> [COLLECTED MATERIAL]:
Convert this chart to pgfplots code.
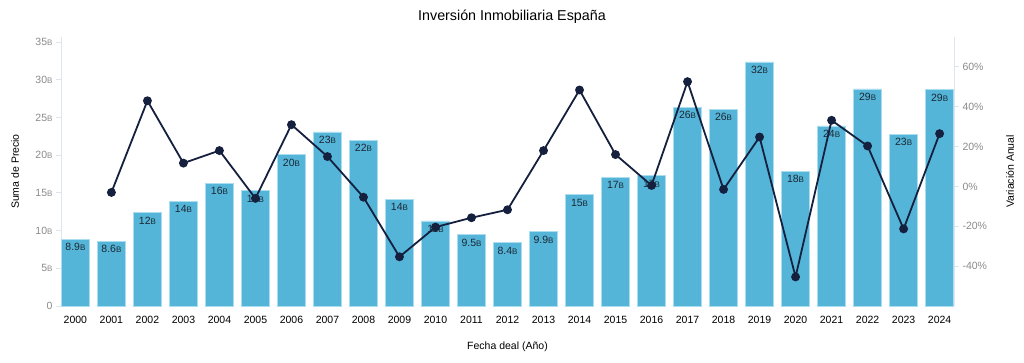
\documentclass[border=0pt]{standalone}
\usepackage{fontspec}
\setmainfont{Liberation Sans}
\usepackage{pgfplots}
\pgfplotsset{compat=1.18}
\usepackage{pgfplotstable}

\definecolor{barc}{HTML}{54B5D8}
\definecolor{barb}{HTML}{A9DDEF}
\definecolor{linec}{HTML}{15203F}
\definecolor{axc}{HTML}{DDE6EF}
\definecolor{tickc}{HTML}{8A8A8A}
\definecolor{labc}{HTML}{1C2733}

\newcommand{\Bs}{{\fontsize{8}{8}\selectfont B}}

\pgfplotstableread{
x val lab
0 8.85 8.9
1 8.6 8.6
2 12.4 12
3 13.9 14
4 16.3 16
5 15.3 15
6 20.1 20
7 23.1 23
8 22.0 22
9 14.2 14
10 11.3 11
11 9.5 9.5
12 8.4 8.4
13 9.9 9.9
14 14.8 15
15 17.1 17
16 17.3 17
17 26.4 26
18 26.1 26
19 32.4 32
20 17.9 18
21 23.9 24
22 28.8 29
23 22.8 23
24 28.7 29
}\bars

\pgfplotstableread{
x pct
1 -3
2 43
3 11.7
4 18
5 -6
6 31
7 15
8 -5.4
9 -35.3
10 -20.4
11 -15.7
12 -11.7
13 18
14 48.4
15 16
16 0.5
17 52.6
18 -1.5
19 24.8
20 -45.4
21 33.2
22 20.3
23 -21.3
24 26.5
}\linetab

\begin{document}
\begin{tikzpicture}
\begin{axis}[
  name=main,
  scale only axis, width=893pt, height=269pt,
  xmin=-0.4, xmax=24.4, ymin=0, ymax=35.7,
  axis y line*=left, axis x line*=bottom,
  x axis line style={draw=none},
  y axis line style={draw=axc, line width=1pt},
  xtick={0,...,24},
  xticklabels={2000,2001,2002,2003,2004,2005,2006,2007,2008,2009,2010,2011,2012,2013,2014,2015,2016,2017,2018,2019,2020,2021,2022,2023,2024},
  x tick style={draw=none},
  ytick={0,5,...,35},
  yticklabels={0,5\Bs,10\Bs,15\Bs,20\Bs,25\Bs,30\Bs,35\Bs},
  y tick style={draw=axc, line width=1pt},
  tick align=outside, major tick length=5pt,
  y tick label style={text=tickc, font=\fontsize{10.5}{10.5}\selectfont},
  x tick label style={text=black, font=\fontsize{10.5}{10.5}\selectfont, yshift=-2pt},
  ylabel={Suma de Precio},
  ylabel style={font=\fontsize{10.5}{10.5}\selectfont, at={(axis description cs:-0.0515,0.5)}, anchor=center},
  xlabel={Fecha deal (Año)},
  xlabel style={font=\fontsize{10.5}{10.5}\selectfont, at={(axis description cs:0.5,0)}, yshift=-41pt, anchor=center},
  title={Inversión Inmobiliaria España},
  title style={font=\fontsize{14.3}{14.3}\selectfont, at={(axis description cs:0.505,1)}, yshift=14pt, anchor=center},
]
\addplot[ybar, bar width=0.78, fill=barc, draw=barb, line width=0.6pt,
  point meta=explicit symbolic,
  nodes near coords={\pgfplotspointmeta\Bs},
  every node near coord/.append style={anchor=north, yshift=-3pt, inner sep=1pt, text=labc, font=\fontsize{10.5}{10.5}\selectfont}
] table[x=x, y=val, meta=lab] {\bars};
\end{axis}
\begin{axis}[
  scale only axis, width=893pt, height=269pt,
  xmin=-0.4, xmax=24.4, ymin=-60, ymax=75,
  axis y line*=right, axis x line=none,
  y axis line style={draw=axc, line width=1pt},
  ytick={-40,-20,0,20,40,60},
  yticklabels={-40\%,-20\%,0\%,20\%,40\%,60\%},
  y tick style={draw=axc, line width=1pt},
  tick align=outside, major tick length=5pt,
  y tick label style={text=tickc, font=\fontsize{10.5}{10.5}\selectfont},
  ylabel={Variación Anual},
  ylabel style={font=\fontsize{10.5}{10.5}\selectfont, at={(axis description cs:1.0627,0.5)}, anchor=center},
]
\addplot[linec, line width=1.8pt, mark=*, mark size=3.5pt, mark options={fill=linec, draw=linec}] table[x=x, y=pct] {\linetab};
\end{axis}
\pgfresetboundingbox
\path[use as bounding box] (main.south west) ++(-61pt,-56pt) rectangle ++(1024pt,362pt);
\end{tikzpicture}
\end{document}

> [TASK DIRECTIONS]: Skipping the pictures, transcribe each line above exactly as it appears.

> [TASK SOLUTION]:
Convert this chart to pgfplots code.
\documentclass[border=0pt]{standalone}
\usepackage{fontspec}
\setmainfont{Liberation Sans}
\usepackage{pgfplots}
\pgfplotsset{compat=1.18}
\usepackage{pgfplotstable}

\definecolor{barc}{HTML}{54B5D8}
\definecolor{barb}{HTML}{A9DDEF}
\definecolor{linec}{HTML}{15203F}
\definecolor{axc}{HTML}{DDE6EF}
\definecolor{tickc}{HTML}{8A8A8A}
\definecolor{labc}{HTML}{1C2733}

\newcommand{\Bs}{{\fontsize{8}{8}\selectfont B}}

\pgfplotstableread{
x val lab
0 8.85 8.9
1 8.6 8.6
2 12.4 12
3 13.9 14
4 16.3 16
5 15.3 15
6 20.1 20
7 23.1 23
8 22.0 22
9 14.2 14
10 11.3 11
11 9.5 9.5
12 8.4 8.4
13 9.9 9.9
14 14.8 15
15 17.1 17
16 17.3 17
17 26.4 26
18 26.1 26
19 32.4 32
20 17.9 18
21 23.9 24
22 28.8 29
23 22.8 23
24 28.7 29
}\bars

\pgfplotstableread{
x pct
1 -3
2 43
3 11.7
4 18
5 -6
6 31
7 15
8 -5.4
9 -35.3
10 -20.4
11 -15.7
12 -11.7
13 18
14 48.4
15 16
16 0.5
17 52.6
18 -1.5
19 24.8
20 -45.4
21 33.2
22 20.3
23 -21.3
24 26.5
}\linetab

\begin{document}
\begin{tikzpicture}
\begin{axis}[
  name=main,
  scale only axis, width=893pt, height=269pt,
  xmin=-0.4, xmax=24.4, ymin=0, ymax=35.7,
  axis y line*=left, axis x line*=bottom,
  x axis line style={draw=none},
  y axis line style={draw=axc, line width=1pt},
  xtick={0,...,24},
  xticklabels={2000,2001,2002,2003,2004,2005,2006,2007,2008,2009,2010,2011,2012,2013,2014,2015,2016,2017,2018,2019,2020,2021,2022,2023,2024},
  x tick style={draw=none},
  ytick={0,5,...,35},
  yticklabels={0,5\Bs,10\Bs,15\Bs,20\Bs,25\Bs,30\Bs,35\Bs},
  y tick style={draw=axc, line width=1pt},
  tick align=outside, major tick length=5pt,
  y tick label style={text=tickc, font=\fontsize{10.5}{10.5}\selectfont},
  x tick label style={text=black, font=\fontsize{10.5}{10.5}\selectfont, yshift=-2pt},
  ylabel={Suma de Precio},
  ylabel style={font=\fontsize{10.5}{10.5}\selectfont, at={(axis description cs:-0.0515,0.5)}, anchor=center},
  xlabel={Fecha deal (Año)},
  xlabel style={font=\fontsize{10.5}{10.5}\selectfont, at={(axis description cs:0.5,0)}, yshift=-41pt, anchor=center},
  title={Inversión Inmobiliaria España},
  title style={font=\fontsize{14.3}{14.3}\selectfont, at={(axis description cs:0.505,1)}, yshift=14pt, anchor=center},
]
\addplot[ybar, bar width=0.78, fill=barc, draw=barb, line width=0.6pt,
  point meta=explicit symbolic,
  nodes near coords={\pgfplotspointmeta\Bs},
  every node near coord/.append style={anchor=north, yshift=-3pt, inner sep=1pt, text=labc, font=\fontsize{10.5}{10.5}\selectfont}
] table[x=x, y=val, meta=lab] {\bars};
\end{axis}
\begin{axis}[
  scale only axis, width=893pt, height=269pt,
  xmin=-0.4, xmax=24.4, ymin=-60, ymax=75,
  axis y line*=right, axis x line=none,
  y axis line style={draw=axc, line width=1pt},
  ytick={-40,-20,0,20,40,60},
  yticklabels={-40\%,-20\%,0\%,20\%,40\%,60\%},
  y tick style={draw=axc, line width=1pt},
  tick align=outside, major tick length=5pt,
  y tick label style={text=tickc, font=\fontsize{10.5}{10.5}\selectfont},
  ylabel={Variación Anual},
  ylabel style={font=\fontsize{10.5}{10.5}\selectfont, at={(axis description cs:1.0627,0.5)}, anchor=center},
]
\addplot[linec, line width=1.8pt, mark=*, mark size=3.5pt, mark options={fill=linec, draw=linec}] table[x=x, y=pct] {\linetab};
\end{axis}
\pgfresetboundingbox
\path[use as bounding box] (main.south west) ++(-61pt,-56pt) rectangle ++(1024pt,362pt);
\end{tikzpicture}
\end{document}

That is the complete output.